Distillation process

Crude oil stabilisation (or stabilization) is a partial distillation process that renders crude oil suitable for storage in atmospheric tanks, or of a quality suitable for sales or pipeline transportation. Stabilisation is achieved by subjecting ‘live’ crude to temperature and pressure conditions in a fractionation vessel, which drives off light hydrocarbon components to form a ‘dead’ or stabilised crude oil with a lower vapour pressure.

== Specification ==
Typically, the live crude from an oil production installation would have a vapour pressure of 120 psia at 100 °F (726 kPa at 37.8 °C) or 125 psig at 60 °F (862 kPa at 15.5 °C). After stabilisation dead crude would have a Reid vapour pressure of 9 – 10 psig at 100 °F (62 – 69 kPa at 37.8 °C).

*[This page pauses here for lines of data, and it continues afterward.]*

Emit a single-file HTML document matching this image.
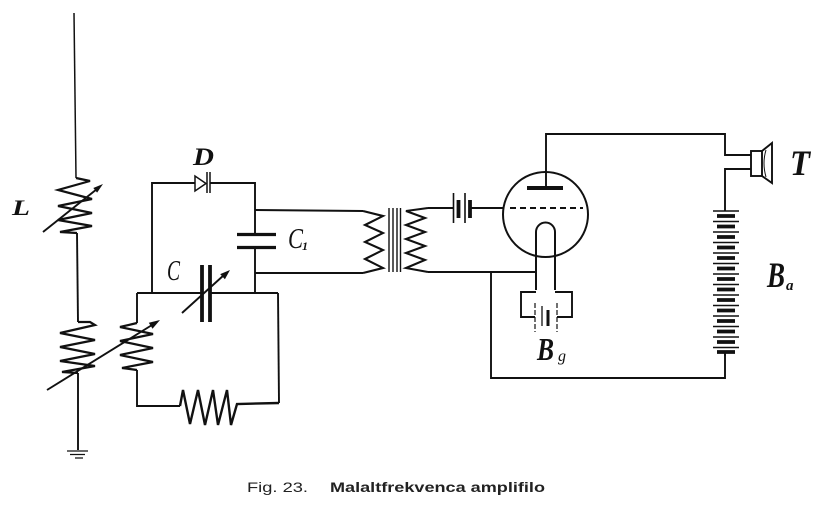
<!DOCTYPE html>
<html>
<head>
<meta charset="utf-8">
<style>
html,body{margin:0;padding:0;background:#fff;}
svg{display:block;}
</style>
</head>
<body>
<svg width="819" height="515" viewBox="0 0 819 515" xmlns="http://www.w3.org/2000/svg">
<rect width="819" height="515" fill="#fff"/>
<g fill="none" stroke="#111" stroke-width="1.9" stroke-linejoin="miter" stroke-linecap="butt">
  <!-- antenna + L coil -->
  <path d="M74 13 L76 178" stroke-width="1.5"/>
  <polyline points="76,178 90,181 58,190 92,199 58,206 92,213 58,220 92,226 60,232 77,233" stroke-width="2.2"/>
  <path d="M77 233 L78 322"/>
  <!-- lower left coil -->
  <polyline points="78,322 90,322 95,325 60,333 95,340 60,347 95,354 60,361 95,366 62,372 78,373" stroke-width="2.2"/>
  <path d="M78 373 L78 450"/>
  <!-- ground -->
  <path d="M67 451 L88 451 M70 454.5 L85 454.5 M75 458 L83 458" stroke-width="1.2"/>
  <!-- second coil in tuned circuit -->
  <path d="M137 293 L137 323"/>
  <polyline points="137,323 120,327 153,334 120,341 153,348 120,355 153,362 122,368 137,370" stroke-width="2.2"/>
  <path d="M137 370 L137 406 L180 406"/>
  <!-- resistor -->
  <polyline points="180,406 183,390 190,424 198,390 205,425 213,390 218,425 227,390 231,425 237,404 279,403" stroke-width="2.4"/>
  <path d="M279 403 L278 293"/>
  <!-- top of rectangle with variable cap -->
  <path d="M137 293 L202 293 M210 293 L278 293"/>
  <!-- D loop -->
  <path d="M152 293 L152 183 L195 183"/>
  <path d="M210 183 L255 183 L255 234"/>
  <path d="M255 248 L255 293"/>
  <polygon points="195,176 195,191 206,183.5" stroke-width="1.5"/>
  <path d="M207 172 L207 193 M210 172 L210 193" stroke-width="1.5"/>
  <!-- wires to transformer -->
  <path d="M255 210 L363 211"/>
  <path d="M255 273 L363 273"/>
  <!-- primary -->
  <polyline points="363,211 383,216 365,225 383,233 365,242 383,250 365,259 383,268 363,273" stroke-width="2.1"/>
  <!-- core -->
  <path d="M389 208 L389 272 M393 208 L393 272 M397 208 L397 272 M400.5 208 L400.5 272" stroke-width="1.4"/>
  <!-- secondary -->
  <polyline points="428,208 406,211 425,218 406,225 425,232 406,239 425,246 406,253 425,260 406,268 428,272" stroke-width="2.1"/>
  <path d="M428 208 L453 208 M470 208 L503 208"/>
  <path d="M428 272 L536 272"/>
  <path d="M491 272 L491 378 L725 378 L725 352"/>
  <!-- grid battery -->
  <path d="M453.5 193 L453.5 223 M465 193 L465 223" stroke-width="1.6"/>
  <path d="M458.5 200 L458.5 218 M470 200 L470 218" stroke-width="3.8"/>
  <!-- tube -->
  <circle cx="545.5" cy="214.5" r="42.5" stroke-width="2"/>
  <path d="M510 208 L583 208" stroke-dasharray="6 4"/>
  <path d="M527 188 L563 188" stroke-width="4"/>
  <path d="M546 188 L546 134 L725 134 L725 155 L751 155"/>
  <path d="M751 169 L725 169 L725 211"/>
  <!-- speaker -->
  <rect x="751" y="151" width="11" height="25"/>
  <path d="M762 151 L772 143 L772 183 L762 176"/>
  <path d="M766 150 Q762 163 766 177" stroke-width="1"/>
  <!-- cathode -->
  <path d="M536 290 L536 232 A9.5 9.5 0 0 1 555 232 L555 290" stroke-width="2"/>
  <path d="M536 292 L521 292 L521 317 L535 317"/>
  <path d="M555 292 L572 292 L572 317 L557 317"/>
  <path d="M535 303 L535 332 M557 303 L557 332" stroke-width="1.2" stroke-dasharray="5 2"/>
  <path d="M542 306 L542 326" stroke-width="1.3"/>
  <path d="M548 310 L548 326" stroke-width="3"/>
  <!-- variable capacitor C -->
  <path d="M202 265 L202 322 M210 265 L210 322" stroke-width="3.8"/>
  <!-- C1 plates -->
  <path d="M237 234.5 L276 234.5 M237 247.5 L276 247.5" stroke-width="3.2"/>
  <!-- arrows -->
  <path d="M43 232 L97 189"/>
  <path d="M47 390 L152 325"/>
  <path d="M182 313 L224 275"/>
</g>
<g fill="#111" stroke="none">
  <polygon points="103,184 97.1,192.6 93.3,188.0"/>
  <polygon points="160,320 152.5,328.8 148.8,322.8"/>
  <polygon points="230,270 224.9,279.3 220.2,274.1"/>
</g>
<g stroke="#111" fill="none">
  <path d="M713 211 L739 211 M713 221.5 L739 221.5 M713 232 L739 232 M713 242.5 L739 242.5 M713 253 L739 253 M713 263.5 L739 263.5 M713 274 L739 274 M713 284.5 L739 284.5 M713 295 L739 295 M713 305.5 L739 305.5 M713 316 L739 316 M713 326.5 L739 326.5 M713 337 L739 337 M713 347.5 L739 347.5" stroke-width="1.6"/>
  <path d="M717 216 L735 216 M717 226.5 L735 226.5 M717 237 L735 237 M717 247.5 L735 247.5 M717 258 L735 258 M717 268.5 L735 268.5 M717 279 L735 279 M717 289.5 L735 289.5 M717 300 L735 300 M717 310.5 L735 310.5 M717 321 L735 321 M717 331.5 L735 331.5 M717 342 L735 342 M717 352 L735 352" stroke-width="3.8"/>
  <path d="M725 352 L725 356" stroke-width="1.9"/>
</g>
<g fill="#111" font-family="'Liberation Serif', serif">
  <text x="12" y="215" font-size="22" font-weight="bold" font-style="italic" textLength="18" lengthAdjust="spacingAndGlyphs">L</text>
  <text x="193" y="165" font-size="25" font-weight="bold" font-style="italic" textLength="21" lengthAdjust="spacingAndGlyphs">D</text>
  <text x="167" y="280" font-size="29" font-style="italic" textLength="13" lengthAdjust="spacingAndGlyphs">C</text>
  <text x="288" y="248" font-size="29" font-style="italic" textLength="15" lengthAdjust="spacingAndGlyphs">C</text>
  <text x="302" y="250" font-size="12" font-style="italic" font-weight="bold">1</text>
  <text x="790" y="175" font-size="36" font-weight="bold" font-style="italic" textLength="20" lengthAdjust="spacingAndGlyphs">T</text>
  <text x="767" y="287" font-size="36" font-weight="bold" font-style="italic" textLength="18" lengthAdjust="spacingAndGlyphs">B</text>
  <text x="786" y="290" font-size="15" font-style="italic" font-weight="bold">a</text>
  <text x="537" y="360" font-size="32" font-weight="bold" font-style="italic" textLength="17" lengthAdjust="spacingAndGlyphs">B</text>
  <text x="558" y="361" font-size="16" font-style="italic">g</text>
</g>
<g fill="#222" font-family="'Liberation Sans', sans-serif" font-size="14">
  <text x="247" y="492" textLength="61" lengthAdjust="spacingAndGlyphs">Fig. 23.</text>
  <text x="330" y="492" font-weight="bold" textLength="215" lengthAdjust="spacingAndGlyphs">Malaltfrekvenca amplifilo</text>
</g>
</svg>
</body>
</html>
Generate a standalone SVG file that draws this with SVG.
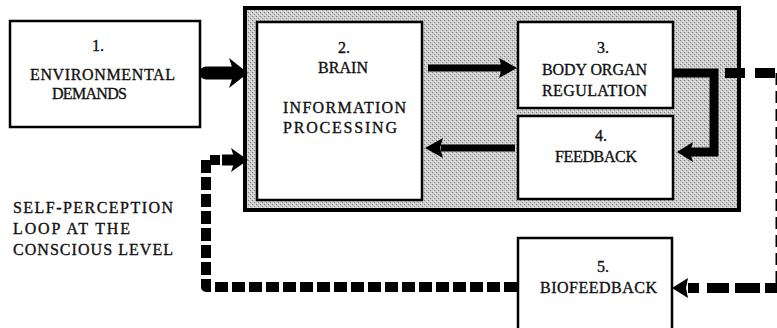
<svg xmlns="http://www.w3.org/2000/svg" width="777" height="328" viewBox="0 0 777 328">
<defs>
<pattern id="stip" width="4" height="4" patternUnits="userSpaceOnUse">
<rect width="4" height="4" fill="#cbcbcb"/>
<rect x="0" y="0" width="1" height="1" fill="#7a7a7a"/>
<rect x="2" y="2" width="1" height="1" fill="#8a8a8a"/>
<rect x="3" y="1" width="1" height="1" fill="#eeeeee"/>
<rect x="1" y="3" width="1" height="1" fill="#f2f2f2"/>
</pattern>
</defs>
<style>
.box{fill:#fff;stroke:#000;stroke-width:2.5}
.t{font-family:"Liberation Serif","Times New Roman",serif;font-size:16px;fill:#111;stroke:#111;stroke-width:0.35}
.solid{fill:none;stroke:#000;stroke-linejoin:miter}
.dash{fill:none;stroke:#000;stroke-linejoin:round}
.head{fill:#000}
</style>
<rect id="outer" x="245" y="8" width="494" height="202" fill="url(#stip)" stroke="#000" stroke-width="4"/>

<g id="node1">
<rect class="box" x="10" y="21" width="190" height="106"/>
<text class="t" x="92" y="51">1.</text>
<text class="t" x="30" y="80" textLength="145" lengthAdjust="spacing">ENVIRONMENTAL</text>
<text class="t" x="52" y="99" textLength="75" lengthAdjust="spacing">DEMANDS</text>
</g>
<g id="node2">
<rect class="box" x="257" y="22" width="165" height="178"/>
<text class="t" x="338" y="53">2.</text>
<text class="t" x="318" y="73" textLength="50" lengthAdjust="spacing">BRAIN</text>
<text class="t" x="283" y="113" textLength="123" lengthAdjust="spacing">INFORMATION</text>
<text class="t" x="283" y="133" textLength="114" lengthAdjust="spacing">PROCESSING</text>
</g>
<g id="node3">
<rect class="box" x="518" y="22" width="155" height="86"/>
<text class="t" x="597" y="53">3.</text>
<text class="t" x="542" y="75" textLength="105" lengthAdjust="spacing">BODY ORGAN</text>
<text class="t" x="542" y="96" textLength="105" lengthAdjust="spacing">REGULATION</text>
</g>
<g id="node4">
<rect class="box" x="518" y="116" width="155" height="83"/>
<text class="t" x="595" y="141">4.</text>
<text class="t" x="555" y="162" textLength="82" lengthAdjust="spacing">FEEDBACK</text>
</g>
<g id="node5">
<rect class="box" x="518" y="238" width="154" height="100"/>
<text class="t" x="597" y="272">5.</text>
<text class="t" x="540" y="293" textLength="117" lengthAdjust="spacing">BIOFEEDBACK</text>
</g>
<g id="label">
<text class="t" x="13" y="213" textLength="160" lengthAdjust="spacing">SELF-PERCEPTION</text>
<text class="t" x="13" y="234" textLength="117" lengthAdjust="spacing">LOOP AT THE</text>
<text class="t" x="13" y="255" textLength="160" lengthAdjust="spacing">CONSCIOUS LEVEL</text>
</g>

<g id="connectors">
<path class="solid" d="M206,73 H234" stroke-width="13" stroke-linecap="round"/>
<path class="head" d="M248,73 L229,58 L234,73 L229,88 Z"/>
<path class="solid" d="M428,68 H502" stroke-width="7"/>
<path class="head" d="M517,68 L499,58 L502,68 L499,78 Z"/>
<path class="solid" d="M515,148 H441" stroke-width="7"/>
<path class="head" d="M425,148 L443,138 L440,148 L443,158 Z"/>
<path class="solid" d="M674,73 H714 V152 H690" stroke-width="9"/>
<path class="head" d="M677,152 L693,142 L690,152 L693,162 Z"/>
<path class="dash" d="M725,73 H777" stroke-width="10" stroke-dasharray="20 10"/>
<path class="dash" d="M777,73 V288" stroke-width="3" stroke-dasharray="12 6"/>
<path class="dash" d="M777,288 H688" stroke-width="10" stroke-dasharray="12 5 25 6 22 8 12 100"/>
<path class="head" d="M672,288 L688,278 L686,288 L688,298 Z"/>
<path class="dash" d="M517,287 H206 V160 H220" stroke-width="10" stroke-dasharray="13 4"/>
<path class="solid" d="M222,160 H236" stroke-width="11"/>
<path class="head" d="M248,160 L231,148 L235,160 L231,172 Z"/>
</g>
</svg>
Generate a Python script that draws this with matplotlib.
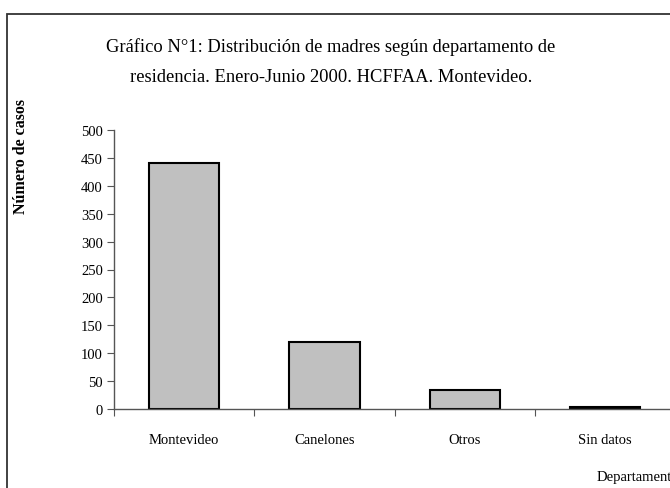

== The stabilisation process ==
Live crude is heated in a furnace or heat exchanger to an elevated temperature. The crude oil is fed to a stabiliser which is typically a tray or packed tower column that achieves a partial fractionation or distillation of the oil. The heavier components, pentane (C_{5}H_{12}), hexane (C_{6}H_{14}), and higher hydrocarbons (C_{7}+), flow as liquid down through the column where the temperature is increasingly higher. At the bottom of the column, some of the liquid is withdrawn and circulated through a reboiler which adds heat to the tower. Here the lighter fractions are finally driven off as a gas, which rises up through the column. At each tray or stage, the rising gas strips the light ends from heavy ends, and the rising gas becomes richer in the light components and leaner in the heavy ends.

Alternatively, if a finer separation is required the column may be provided with an upper section reflux system making it similar to a distillation column. As the reflux liquid flows down through the column it becomes leaner in light components and richer in heavy ends. Overhead gas from the stabiliser passes through a back pressure control valve that maintains the pressure in the stabiliser.

The stabilised crude oil, comprising pentane and higher hydrocarbons (C_{5}+), is drawn from the base of the stabiliser and is cooled. This may be by heat exchange with the incoming live crude and by cooling water in a heat exchanger. The dead, stabilised crude flows to tanks for storage or to a pipeline for transport to customers such as an oil refinery.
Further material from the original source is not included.